# Blast from the Past: Logans Run



## The Master™ (Jun 25, 2005)

"In the 23rd Century, the planet was devastated by a nuclear holocaust. Survivors would establish new colonies and civilizations, completely separated from each other. One of these societies is the city of domes. Everyone in this city can have anything they want until they reach the age of thirty. They then must participate in a ritual known as carousel where in they are eliminated and hopefully reborn. Now some of the citizens who don't believe in this, believe in a place called Sanctuary, where this rule doesn't apply. When someone is nearing their 30th birthday or last day as it is called, they flee the city and seek out Sanctuary. They are called runners and the men who are responsible for bringing them back are called Sandmen. Logan is a Sandman but is questioning if the belief of renewal is true.

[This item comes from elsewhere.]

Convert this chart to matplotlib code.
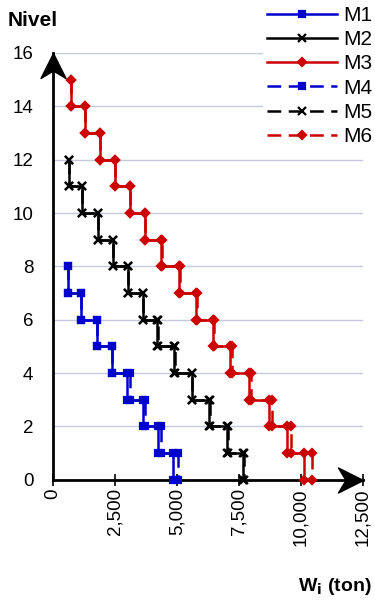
import numpy as np
import matplotlib
matplotlib.use("Agg")
import matplotlib.pyplot as plt
from matplotlib.path import Path
from matplotlib.ticker import FuncFormatter

plt.rcParams["font.family"] = ["Liberation Sans", "DejaVu Sans"]

# story shear per level, listed from the top story down to level 1
m1 = [593, 1129, 1762, 2367, 3000, 3617, 4246, 4830]
m4 = [593, 1135, 1775, 2395, 3090, 3710, 4355, 5040]
m2 = [657, 1183, 1801, 2406, 3011, 3616, 4207, 4879, 5591, 6304, 7003, 7673]
m5 = [657, 1188, 1808, 2416, 3025, 3635, 4230, 4905, 5620, 6340, 7040, 7715]
m3 = [726, 1290, 1895, 2500, 3105, 3710, 4370, 5080, 5780, 6440, 7137, 7903,
      8722, 9423, 10121]
m6 = [726, 1290, 1895, 2500, 3110, 3720, 4390, 5110, 5820, 6500, 7210, 8000,
      8819, 9597, 10431]

x_ticks = [0, 2500, 5000, 7500, 10000, 12500]
y_ticks = [0, 2, 4, 6, 8, 10, 12, 14, 16]


def steps(vals):
    n = len(vals)
    xs, ys = [], []
    for i, v in enumerate(vals):
        lvl = n - i
        xs += [v, v]
        ys += [lvl, lvl - 1]
    return xs, ys


blue = "#0000CC"
red = "#CC0000"
black = "#000000"

fig = plt.figure(figsize=(3.75, 6.02), dpi=100)
ax = fig.add_axes([0.141, 0.203, 0.827, 0.709])

dash = (0, (5.5, 3))
series = [
    ("M1", m1, blue, "s", 4.5, "-"),
    ("M2", m2, black, "x", 6.0, "-"),
    ("M3", m3, red, "D", 4.3, "-"),
    ("M4", m4, blue, "s", 4.5, dash),
    ("M5", m5, black, "x", 6.0, dash),
    ("M6", m6, red, "D", 4.3, dash),
]
for name, vals, c, mk, ms, ls in series:
    xs, ys = steps(vals)
    ax.plot(xs, ys, color=c, marker=mk, ms=ms, mew=1.6, lw=1.8, ls=ls,
            label=name, clip_on=False, zorder=3)

ax.set_xlim(0, 12500)
ax.set_ylim(0, 16)
ax.set_xticks(x_ticks)
ax.set_yticks(y_ticks)
ax.xaxis.set_major_formatter(FuncFormatter(lambda v, p: f"{int(v):,}"))
ax.tick_params(axis="x", rotation=90, direction="inout", length=8, width=1.2,
               labelsize=13.5, pad=2)
ax.tick_params(axis="y", direction="inout", length=0, labelsize=13.5, pad=14)
ax.grid(axis="y", color="#c4cbdb", lw=1)
ax.set_axisbelow(True)
for s in ["top", "right"]:
    ax.spines[s].set_visible(False)
for s in ["left", "bottom"]:
    ax.spines[s].set_linewidth(2)

# arrow heads at the axis ends
head = Path([(0, 0), (-0.5, -1), (0, -0.7), (0.5, -1), (0, 0)],
            [Path.MOVETO, Path.LINETO, Path.LINETO, Path.LINETO, Path.CLOSEPOLY])
head_r = Path([(0, 0), (-1, 0.5), (-0.7, 0), (-1, -0.5), (0, 0)],
              [Path.MOVETO, Path.LINETO, Path.LINETO, Path.LINETO, Path.CLOSEPOLY])
ax.plot([0], [1], transform=ax.transAxes, marker=head, ms=36, color="black",
        clip_on=False, zorder=5)
ax.plot([1], [0], transform=ax.transAxes, marker=head_r, ms=36, color="black",
        clip_on=False, zorder=5)

leg = ax.legend(loc="upper left", bbox_to_anchor=(0.7008, 0.997),
                bbox_transform=fig.transFigure, fontsize=15,
                handlelength=3.36, labelspacing=0.25, handletextpad=0.29,
                borderpad=0.2, borderaxespad=0, frameon=True, fancybox=False)
leg.get_frame().set_edgecolor("none")
leg.get_frame().set_facecolor("white")
leg.get_frame().set_alpha(1)

fig.text(0.021, 0.982, "Nivel", fontsize=15, fontweight="bold", va="top")
fig.text(0.992, 0.008, r"W$_\mathbf{i}$ (ton)", fontsize=14, fontweight="bold",
         ha="right", va="bottom")

fig.savefig("out.png", dpi=100)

When they are dispatched to bring a runner in, one of the runners, Jessica tells Logan that he is right and if he wants to know the truth join her, which he does. Francis, Logan's partner, was about to go after him when he receives a call to go to a restricted area. It is there that he is introduced to the men, who have not gone through carousel, that rule the city. They instruct him to find Logan and bring him so that he could be reprogrammed and denounce Sanctuary and in return, Francis will be allowed to join them. Logan and Jessica first encounter some people who live pacifistic lives and they also meets some people who have lived beyond the age of thirty. After helping them subdue some raiders, they go to another society, which they find is inhabited by robots. They meet Rem the caretaker of the robots, who agrees to help them escape and to accompany them. When Francis finds them they shoot at Rem and are taken by the robots before they could anything else. Logan and Jessica discover that Rem is an android."

Cast:
Randolph Powell 
Role: Francis 7 
Heather Menzies 
Role: Jessica 6 
Gregory Harrison 
Role: Logan 5 
Donald Moffat 
Role: Rem


----------



## Brian G Turner (Jun 25, 2005)

Photos of Logan's Run TV series required!!


----------



## The Master™ (Jun 26, 2005)

Will this do you???













Below are from the film...


----------



## Brian G Turner (Jun 26, 2005)

I always thought that short dress was great.


----------



## The Master™ (Jun 26, 2005)

Hahahaha... Wouldn't go with your legs, Brian!!!


----------